Mais alors, pourquoi est-ce si difficile de réussir une relation amoureuse une fois qu'on a trouvé LA personne? «Les jeunes aujourd'hui ne connaissent rien à l'engagement. Ils viennent de familles aux parents divorcés et ne connaissent de l'amour que ce qu'ils ont vu dans les comédies romantiques, croit le rabbin, qui est père de trois jeunes enfants. En plus, la société leur dit que le mariage, ce n'est pas important. Alors au premier obstacle, ils s'enfuient.»

Quand il organise la première rencontre, le rabbin Bernath ne dévoile presque rien de l'identité des deux personnes. «Je suis le contraire de Réseau Contact, précise-t-il avec humour. Ils doivent me faire confiance, car je ne leur montre même pas de photos. Je leur dis: je ne veux pas que tu juges selon les apparences, je veux que tu voies si la chimie est là. Ils sont stressés, ils m'appellent quelques jours avant pour me dire non, non, ça ne marchera pas. Puis environ une heure avant le rendez-vous, je leur envoie une photo. Vous savez, les gens veulent souvent se marier avec une idée, pas avec une personne. Je leur dis: épouse une photo alors...»

Travailler son couple

Les probabilités que deux personnes se plaisent et décident de s'engager dans une relation sont tout de même assez élevées, selon cet entremetteur 2.0. C'est après que ça se corse. «On ne peut pas vivre dans un monde rose bonbon.

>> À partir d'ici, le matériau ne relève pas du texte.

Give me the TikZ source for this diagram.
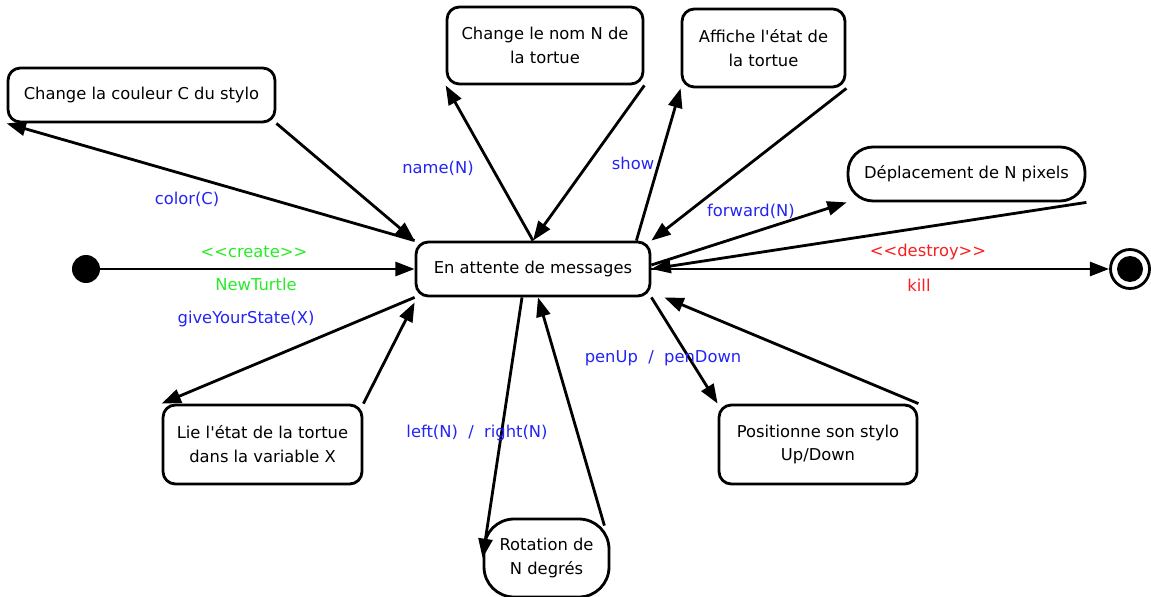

L'amour peut être le fruit du hasard ou d'une rencontre arrangée, mais dans les deux cas, une relation, ça se travaille», estime le rabbin qui dit puiser dans la Bible et les livres de psychologie populaire la matière qui alimentera les cours et les conseils qu'il prodigue.

Récemment, un groupe de couples qui se sont rencontrés grâce à ses bons services lui a organisé une fête-surprise pour son 10e anniversaire de mariage. Il n'a pas gardé le compte exact des rencontres réussies, mais il les évalue par centaines. «On ne sait jamais complètement l'impact que notre travail peut avoir, avance le rabbin Bernath. Il arrive que je croise dans la rue des couples que j'ai aidé à former. Je découvre alors qu'ils sont mariés, qu'ils ont des enfants. C'est toujours valorisant.»